NSF Data Science Project Coordinator Mila Pruiett ’22, who took one of the initial data science classes offered last spring, is enthusiastic about the program.

“I’m really excited about getting teachers feedback on what they’re interested in their classrooms having,” Pruiett said. “So not just giving them a lesson that ‘you have to do this,’ but really trying to meet people.”

For Pruiett, the opportunity for current students to get hands-on experience is valuable. 

“They’re going to be in a classroom,” Pruiett said. “It’s like you’re getting some amazing real world experience while you’re an undergrad in data science, which is like a massively growing field and it’s not going anywhere. It’s like if you’re interested in it, these are all great opportunities to see if you like it and you know what facets of it specifically are interested in with it.”

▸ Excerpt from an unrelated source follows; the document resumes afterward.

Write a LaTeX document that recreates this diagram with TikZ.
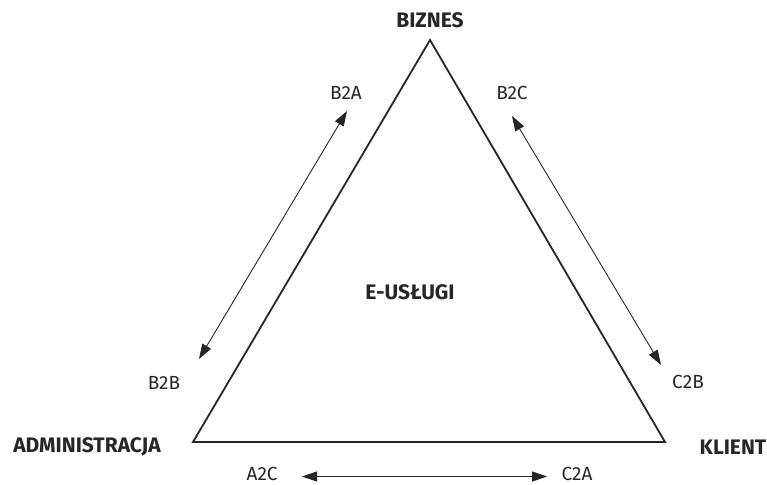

Being in actual middle school and high school classrooms is also important to Finkel, who went on to emphasize the role of working with real data.

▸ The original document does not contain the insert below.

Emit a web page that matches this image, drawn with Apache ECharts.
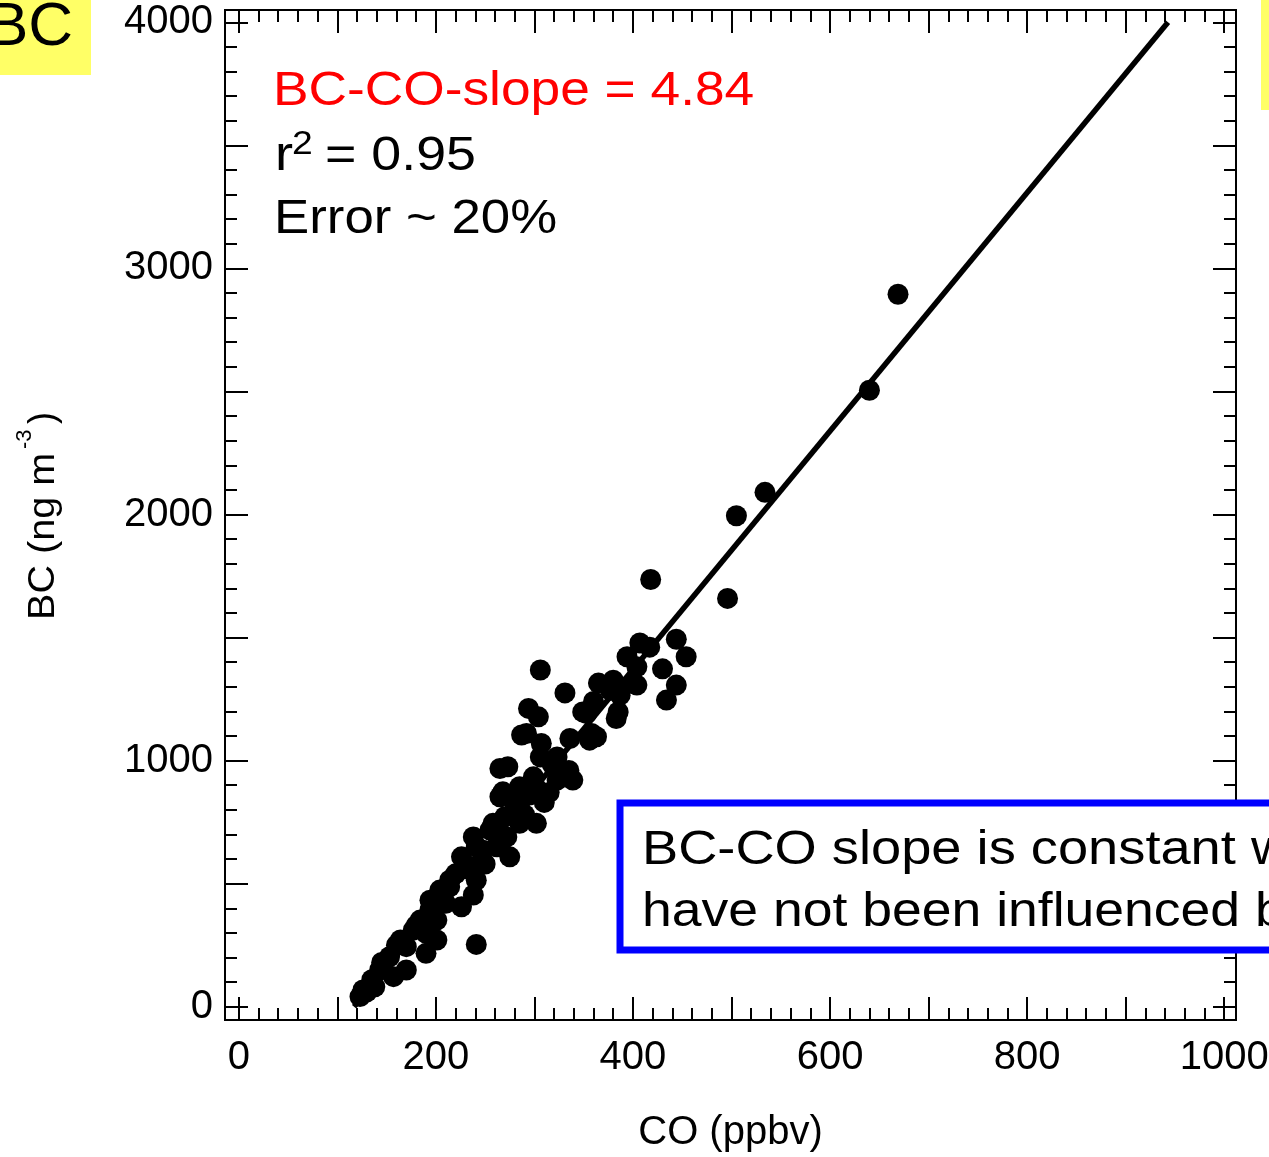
<!DOCTYPE html>
<html>
<head>
<meta charset="utf-8">
<script src="https://cdn.jsdelivr.net/npm/echarts@6/dist/echarts.min.js"></script>
<style>
html,body{margin:0;padding:0;background:#fff;}
#chart{width:1269px;height:1157px;}
</style>
</head>
<body>
<div id="chart"></div>
<script>
// CO (ppbv) values of each observation
const coValues = [
 669,640,534,505,496,418,
 444,454,430,444,434,407,417,394,404,365,380,404,387,331,349,385,
 306,294,304,287,307,265,336,358,383,377,339,323,299,285,268,323,356,399,
 292,353,363,273,306,323,301,265,285,302,285,270,258,255,272,238,226,248,275,262,238,214,
 241,241,238,226,204,214,194,194,241,177,190,190,170,153,170,143,157,138,126,123,184,201,201,164,
 290,310,295,280,315,250,232,220,200,210,180,160,145,135,130,318,335,360
];
// BC (ng m-3) values of each observation
const bcValues = [
 2895,2505,2090,1995,1659,1736,
 1493,1422,1373,1307,1246,1478,1461,1422,1381,1315,1327,1307,1266,1275,1198,1198,
 1368,1212,1178,1104,1070,968,1090,1110,1171,1286,921,1015,934,894,873,921,1083,1313,
 1110,1191,1097,975,1015,961,894,853,812,745,745,772,745,718,690,690,609,636,609,650,569,514,
 650,514,454,406,474,487,433,393,253,311,298,217,244,203,149,149,122,81,68,41,352,352,271,271,
 780,830,860,830,870,580,560,540,440,420,330,250,180,110,60,985,960,1240
];
// regression line end points
const fitCO = [117, 943];
const fitBC = [0, 4000];

const xMajorTicks = [0,100,200,300,400,500,600,700,800,900,1000];
const xTickLabels = [0,200,400,600,800,1000];
const yMajorTicks = [0,500,1000,1500,2000,2500,3000,3500,4000];
const yTickLabels = [0,1000,2000,3000,4000];

const xMinorTicks = [];
for (let v = 20; v < 1010; v += 20) if (v % 100 !== 0) xMinorTicks.push(v);
const yMinorTicks = [];
for (let v = 100; v < 4050; v += 100) if (v % 500 !== 0) yMinorTicks.push(v);

const points = coValues.map((c, i) => [c, bcValues[i]]);
const fitLine = fitCO.map((c, i) => [c, fitBC[i]]);

const FONT = '"Liberation Sans", Arial, sans-serif';
const XMIN = -14, XMAX = 1012, YMIN = -54, YMAX = 4050;
const lineSt = {color:'#000', width:2};
const plain = v => String(v);

function xAx(pos, ticks, len, labels, extra) {
  return Object.assign({
    type:'value', position:pos, min:XMIN, max:XMAX,
    axisLine:{show:true, onZero:false, lineStyle:lineSt},
    axisTick:{show:true, inside:true, length:len, customValues:ticks, lineStyle:lineSt},
    axisLabel:labels ? {show:true, customValues:labels, margin:18, fontSize:40, color:'#000', fontFamily:FONT, formatter:plain, hideOverlap:false} : {show:false},
    splitLine:{show:false}
  }, extra || {});
}
function yAx(pos, ticks, len, labels, extra) {
  return Object.assign({
    type:'value', position:pos, min:YMIN, max:YMAX,
    axisLine:{show:true, onZero:false, lineStyle:lineSt},
    axisTick:{show:true, inside:true, length:len, customValues:ticks, lineStyle:lineSt},
    axisLabel:labels ? {show:true, customValues:labels, margin:12, fontSize:40, color:'#000', fontFamily:FONT, formatter:plain, hideOverlap:false} : {show:false},
    splitLine:{show:false}
  }, extra || {});
}

const chart = echarts.init(document.getElementById('chart'), null, {renderer:'canvas'});
chart.setOption({
  backgroundColor:'#fff',
  animation:false,
  grid:{left:225, top:10, width:1011, height:1010, containLabel:false, outerBoundsMode:'none'},
  xAxis:[
    xAx('bottom', xMajorTicks, 23, xTickLabels, {name:'CO (ppbv)', nameLocation:'middle', nameGap:93,
      nameTextStyle:{fontSize:40, color:'#000', fontFamily:FONT}}),
    xAx('bottom', xMinorTicks, 12, null),
    xAx('top', xMajorTicks, 23, null),
    xAx('top', xMinorTicks, 12, null)
  ],
  yAxis:[
    yAx('left', yMajorTicks, 23, yTickLabels),
    yAx('left', yMinorTicks, 12, null),
    yAx('right', yMajorTicks, 23, null),
    yAx('right', yMinorTicks, 12, null)
  ],
  series:[
    {type:'line', data:fitLine, xAxisIndex:0, yAxisIndex:0, symbol:'none',
     lineStyle:{color:'#000', width:5.5}, z:2, silent:true},
    {type:'scatter', data:points, xAxisIndex:0, yAxisIndex:0, symbol:'circle', symbolSize:21,
     itemStyle:{color:'#000', opacity:1}, z:3, silent:true}
  ],
  graphic:[
    {type:'rect', shape:{x:0, y:0, width:91, height:75}, style:{fill:'#ffff66'}, z:10},
    {type:'text', x:-13, y:28, z:11, style:{text:'BC', font:'62px ' + FONT, fill:'#000', verticalAlign:'middle'}},
    {type:'rect', shape:{x:1261, y:0, width:20, height:110}, style:{fill:'#ffff66'}, z:10},
    {type:'text', x:273, y:92, scaleX:1.11, z:11, style:{text:'BC-CO-slope = 4.84', font:'48px ' + FONT, fill:'#ff0000', verticalAlign:'middle'}},
    {type:'text', x:275, y:157, scaleX:1.13, z:11, style:{text:'r', font:'48px ' + FONT, fill:'#000', verticalAlign:'middle'}},
    {type:'text', x:292, y:145, scaleX:1.13, z:11, style:{text:'2', font:'33px ' + FONT, fill:'#000', verticalAlign:'middle'}},
    {type:'text', x:325, y:157, scaleX:1.12, z:11, style:{text:'= 0.95', font:'48px ' + FONT, fill:'#000', verticalAlign:'middle'}},
    {type:'text', x:274, y:220, scaleX:1.1, z:11, style:{text:'Error ~ 20%', font:'48px ' + FONT, fill:'#000', verticalAlign:'middle'}},
    {type:'rect', shape:{x:620, y:803, width:700, height:147}, style:{fill:'#fff', stroke:'#0000ff', lineWidth:7}, z:10},
    {type:'text', x:642, y:851, scaleX:1.13, z:11, style:{text:'BC-CO slope is constant w', font:'48px ' + FONT, fill:'#000', verticalAlign:'middle'}},
    {type:'text', x:642, y:913, scaleX:1.115, z:11, style:{text:'have not been influenced b', font:'48px ' + FONT, fill:'#000', verticalAlign:'middle'}},
    {type:'group', x:44, y:620, rotation:Math.PI/2, z:11, children:[
      {type:'text', x:0, y:0, scaleX:1.1, style:{text:'BC (ng m', font:'36px ' + FONT, fill:'#000', verticalAlign:'middle'}},
      {type:'text', x:171, y:-19, style:{text:'-3', font:'22px ' + FONT, fill:'#000', verticalAlign:'middle'}},
      {type:'text', x:196, y:0, style:{text:')', font:'36px ' + FONT, fill:'#000', verticalAlign:'middle'}}
    ]}
  ]
});
</script>
</body>
</html>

“The teachers and the students are working with real data, addressing real problems and then able to create authentic work that they can share back with the communities where the data matters,” Finkel said. “For me, it’s foundational to my thinking about what good science teaching looks like. (It) is providing opportunities for teachers and students to deal with issues that are real and that are interesting, and that concern them.”

The grant was initially able to create an additional position within Watzek Library’s Data and Digital Services. Digital and Data Science Specialist Ethan Davis has filled this role and also anticipates making data science more accessible to the community.

“We’re taking all of those available tools and applying them to existing knowledge bases that have been built up,” Davis said. “While we do have this new thing that is data science, really what we’re trying to do is kind of integrate it into our existing knowledge production systems.”

Binford has continued to work on this project and advocate for the use of data science as a tool because of the role she sees it play in education and the broader world.

“I don’t necessarily view myself even as a data scientist,” Binford said. “However, we’re living in this world where the piles of data are obscenely huge. Data are being used on our behalf all the time to make decisions, to manipulate. I think it’s really important for people to be able to critically evaluate the kind of data that’s been thrown at them.”